▶ **BRIEF**
Skip any picture you find and retype all the remaining lines exactly.

________

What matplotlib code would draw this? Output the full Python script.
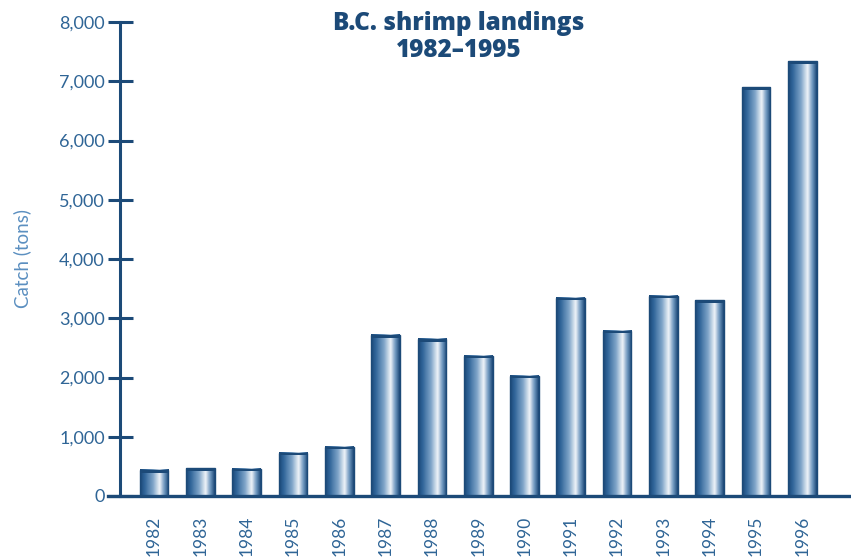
import matplotlib.pyplot as plt
import numpy as np
from matplotlib.colors import LinearSegmentedColormap
from matplotlib.patches import Rectangle

years = ["1982", "1983", "1984", "1985", "1986", "1987", "1988", "1989",
         "1990", "1991", "1992", "1993", "1994", "1995", "1996"]
catch = [440, 470, 460, 730, 830, 2720, 2650, 2370,
         2030, 3350, 2790, 3380, 3300, 6900, 7340]
yticks = [0, 1000, 2000, 3000, 4000, 5000, 6000, 7000, 8000]

navy = "#1c4a78"
text_blue = "#2f6596"
label_blue = "#5b8fc0"

plt.rcParams["font.family"] = ["Lato", "DejaVu Sans"]

fig = plt.figure(figsize=(8.51, 5.59), dpi=100)
W, H = 851, 559
ax = fig.add_axes([120 / W, 63 / H, (851 - 120) / W, (537 - 63) / H])

# cylinder-style shading across each bar
cyl = LinearSegmentedColormap.from_list(
    "cyl", [(0.0, "#1b4877"), (0.15, "#2f6498"), (0.45, "#7fa5c9"),
            (0.68, "#eef3f8"), (0.85, "#6f97bf"), (1.0, "#1b4877")])
grad = np.linspace(0, 1, 64).reshape(1, -1)

x = np.arange(len(years))
w = 0.62
for xi, v in zip(x, catch):
    ax.imshow(grad, extent=[xi - w / 2, xi + w / 2, 0, v], aspect="auto",
              cmap=cyl, zorder=2, interpolation="bilinear")
    ax.add_patch(Rectangle((xi - w / 2, 0), w, v, fill=False,
                           edgecolor=navy, linewidth=1.0, zorder=3))
    # darker cap on top of the bar
    ax.add_patch(Rectangle((xi - w / 2, v - 45), w, 45, color=navy,
                           linewidth=0, zorder=3))

ax.set_xlim(-0.734, 15.05)
ax.set_ylim(0, 8000)

for s in ["top", "right", "bottom"]:
    ax.spines[s].set_visible(False)
ax.spines["left"].set_color(navy)
ax.spines["left"].set_linewidth(2.2)
ax.axhline(0, xmin=-0.016, xmax=1, color=navy, linewidth=2.4,
           clip_on=False, zorder=4)

ax.set_yticks(yticks)
ax.set_yticklabels([f"{t:,}" for t in yticks])
ax.tick_params(axis="y", direction="inout", length=18, width=2.2,
               color=navy, labelcolor=text_blue, labelsize=13, pad=2)
ax.set_xticks(x)
ax.set_xticklabels(years, rotation=90)
ax.tick_params(axis="x", length=0, labelcolor=text_blue, labelsize=12.5,
               pad=14)

ax.set_ylabel("Catch (tons)", color=label_blue, fontsize=13.5, labelpad=20)

fig.text(459 / W, 1 - 37 / H, "B.C. shrimp landings\n1982\u20131995",
         ha="center", va="center", fontsize=17.5, fontweight="heavy",
         family=["Open Sans", "DejaVu Sans"],
         color=navy, linespacing=1.15, transform=fig.transFigure)

fig.savefig("out.png", dpi=100)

________

▶ **SOLUTION FOR THIS EXERCISE**
What matplotlib code would draw this? Output the full Python script.
import matplotlib.pyplot as plt
import numpy as np
from matplotlib.colors import LinearSegmentedColormap
from matplotlib.patches import Rectangle

years = ["1982", "1983", "1984", "1985", "1986", "1987", "1988", "1989",
         "1990", "1991", "1992", "1993", "1994", "1995", "1996"]
catch = [440, 470, 460, 730, 830, 2720, 2650, 2370,
         2030, 3350, 2790, 3380, 3300, 6900, 7340]
yticks = [0, 1000, 2000, 3000, 4000, 5000, 6000, 7000, 8000]

navy = "#1c4a78"
text_blue = "#2f6596"
label_blue = "#5b8fc0"

plt.rcParams["font.family"] = ["Lato", "DejaVu Sans"]

fig = plt.figure(figsize=(8.51, 5.59), dpi=100)
W, H = 851, 559
ax = fig.add_axes([120 / W, 63 / H, (851 - 120) / W, (537 - 63) / H])

# cylinder-style shading across each bar
cyl = LinearSegmentedColormap.from_list(
    "cyl", [(0.0, "#1b4877"), (0.15, "#2f6498"), (0.45, "#7fa5c9"),
            (0.68, "#eef3f8"), (0.85, "#6f97bf"), (1.0, "#1b4877")])
grad = np.linspace(0, 1, 64).reshape(1, -1)

x = np.arange(len(years))
w = 0.62
for xi, v in zip(x, catch):
    ax.imshow(grad, extent=[xi - w / 2, xi + w / 2, 0, v], aspect="auto",
              cmap=cyl, zorder=2, interpolation="bilinear")
    ax.add_patch(Rectangle((xi - w / 2, 0), w, v, fill=False,
                           edgecolor=navy, linewidth=1.0, zorder=3))
    # darker cap on top of the bar
    ax.add_patch(Rectangle((xi - w / 2, v - 45), w, 45, color=navy,
                           linewidth=0, zorder=3))

ax.set_xlim(-0.734, 15.05)
ax.set_ylim(0, 8000)

for s in ["top", "right", "bottom"]:
    ax.spines[s].set_visible(False)
ax.spines["left"].set_color(navy)
ax.spines["left"].set_linewidth(2.2)
ax.axhline(0, xmin=-0.016, xmax=1, color=navy, linewidth=2.4,
           clip_on=False, zorder=4)

ax.set_yticks(yticks)
ax.set_yticklabels([f"{t:,}" for t in yticks])
ax.tick_params(axis="y", direction="inout", length=18, width=2.2,
               color=navy, labelcolor=text_blue, labelsize=13, pad=2)
ax.set_xticks(x)
ax.set_xticklabels(years, rotation=90)
ax.tick_params(axis="x", length=0, labelcolor=text_blue, labelsize=12.5,
               pad=14)

ax.set_ylabel("Catch (tons)", color=label_blue, fontsize=13.5, labelpad=20)

fig.text(459 / W, 1 - 37 / H, "B.C. shrimp landings\n1982\u20131995",
         ha="center", va="center", fontsize=17.5, fontweight="heavy",
         family=["Open Sans", "DejaVu Sans"],
         color=navy, linespacing=1.15, transform=fig.transFigure)

fig.savefig("out.png", dpi=100)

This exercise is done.